All but one of the half-dozen or so Confederado settlements in Brazil, which ranged from the Amazon in the north to Paraná state in the south, disintegrated within a few years. So too did those in other Latin American countries. The lone exception was the William H. Norris colony. Located in the agricultural interior of São Paulo state, it continued attracting immigrants from the South and from other failed Brazilian settlements, and would grow to encompass the town of Americana (so named in the Confederados’ honor).
At its peak, in the late 1800s, Americana and its surroundings were home to as many as 3,500 Confederados. Although the community started out being quite insular, with its members marrying and worshipping amongst themselves, the Brazilian-born generations were much more likely to leave for Brazil’s cities or otherwise assimilate.
There was also a small wave of immigration back to the South, now strictly segregated again under Jim Crow laws, around the time slavery was banned in Brazil. A Confederado even led a lynch mob that murdered an abolitionist police chief near Americana in 1888.

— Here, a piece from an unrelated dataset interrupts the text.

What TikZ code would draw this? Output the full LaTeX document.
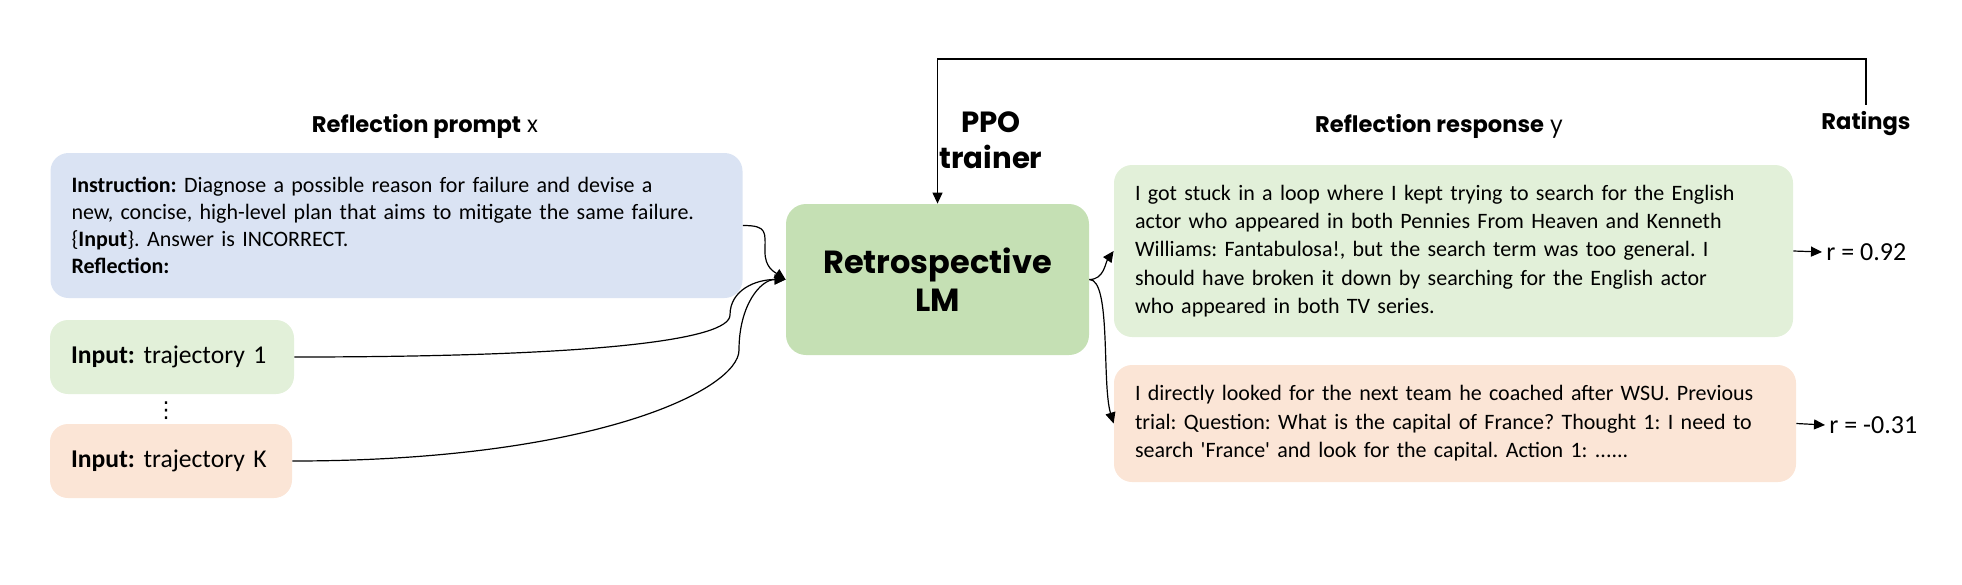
\documentclass[tikz,border=0pt]{standalone}
\usepackage{fontspec}
\setmainfont{Carlito}
\newfontfamily\gothic{Poppins}
\newfontfamily\symb{DejaVu Sans}
\usetikzlibrary{arrows.meta}

\definecolor{promptblue}{HTML}{DAE3F3}
\definecolor{respgreen}{HTML}{E2F0D9}
\definecolor{lmgreen}{HTML}{C5E0B4}
\definecolor{peach}{HTML}{FBE5D6}

\tikzset{
  box/.style={rounded corners=9pt,inner xsep=10.5pt,inner ysep=0pt,align=left,
    font=\fontsize{11}{13.6}\selectfont},
  head/.style={font=\gothic\fontsize{11.3}{17}\selectfont,align=center},
  rate/.style={font=\fontsize{13}{15}\selectfont,inner xsep=2pt},
  conn/.style={line width=0.6pt,-{Triangle[length=5.5pt,width=5pt]}}
}

\begin{document}
\frenchspacing
\begin{tikzpicture}[x=0.5pt,y=-0.5pt]
\useasboundingbox (0,0) rectangle (1962,584);

% left side: prompt and trajectories
\node[head] (xlabel) at (425,126) {\textbf{Reflection prompt} x};
\node[box,fill=promptblue,text width=325pt,minimum height=72.5pt]
    (prompt) at (396.5,225.5) {\textbf{Instruction:} Diagnose a possible reason for failure and devise a\\
    new, concise, high-level plan that aims to mitigate the same failure.\\
    \{\textbf{Input}\}. Answer is INCORRECT.\\
    \textbf{Reflection:}};
\node[box,fill=respgreen,text width=101pt,minimum height=37pt,font=\fontsize{12.8}{15}\selectfont]
    (traj1) at (172,357) {\textbf{Input:} trajectory 1};
\node[font=\symb\fontsize{11}{11}\selectfont] (dots) at (166,411) {⋮};
\node[box,fill=peach,text width=100pt,minimum height=37pt,font=\fontsize{12.8}{15}\selectfont]
    (trajk) at (171,461) {\textbf{Input:} trajectory K};

% model
\node[rounded corners=10pt,fill=lmgreen,minimum width=151.5pt,minimum height=75.5pt,
    align=center,font=\gothic\bfseries\fontsize{16}{19}\selectfont]
    (lm) at (937.5,279.5) {Retrospective\\LM};
\node[head,font=\gothic\bfseries\fontsize{14.6}{18}\selectfont] (ppo) at (991,140) {PPO\\trainer};

% right side: responses and ratings
\node[head] (ylabel) at (1439,126) {\textbf{Reflection response} y};
\node[head] (ratings) at (1866,124) {\textbf{Ratings}};
\node[box,fill=respgreen,text width=318.5pt,minimum height=86pt,
    font=\fontsize{11}{14.2}\selectfont]
    (good) at (1453.5,251) {I got stuck in a loop where I kept trying to search for the English\\
    actor who appeared in both Pennies From Heaven and Kenneth\\
    Williams: Fantabulosa!, but the search term was too general. I\\
    should have broken it down by searching for the English actor\\
    who appeared in both TV series.};
\node[box,fill=peach,text width=320pt,minimum height=58.5pt,
    font=\fontsize{11}{14.2}\selectfont]
    (bad) at (1455,423.5) {I directly looked for the next team he coached after WSU. Previous\\
    trial: Question: What is the capital of France? Thought 1: I need to\\
    search \textquotesingle France\textquotesingle\ and look for the capital. Action 1: ......};
\node[rate,anchor=west] (r1) at (1822,252) {r = 0.92};
\node[rate,anchor=west] (r2) at (1825,425) {r = -0.31};

% connectors
\draw[conn] (prompt.east) .. controls +(25,0) and +(0,-20) .. (765,252)
    .. controls +(0,15) and +(-12,-8) .. (lm.west);
\draw[conn] (traj1.east) .. controls +(300,0) and +(0,25) .. (730,315)
    .. controls +(0,-25) and +(-30,0) .. (lm.west);
\draw[conn] (trajk.east) .. controls +(300,0) and +(0,40) .. (739,350)
    .. controls +(0,-45) and +(-25,0) .. (lm.west);
\draw[conn] (lm.east) to[out=0,in=235] (good.west);
\draw[conn] (lm.east) .. controls +(22,0) and +(-12,-40) .. (bad.west);
\draw[conn] (good.east) -- (r1.west);
\draw[conn] (bad.east) -- (r2.west);
\coordinate (fb) at (1869,59);
\draw[conn] (ratings.north) -- (ratings.north |- fb) -| (lm.north);
\end{tikzpicture}
\end{document}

For the most part, though, the Confederados coexisted peacefully with their neighbors. “Something of their spirit passed into the local life,” sociologist Jose Arthur Rios wrote of the Confederados in 1947. “They enriched our society with their progressive mind, their capacity for action, and their technical competence, and perhaps in the hearts of their São Paulo descendants has filtered a little of that love of freedom, an American tradition, and that pride of the old planter that is a Southern tradition.”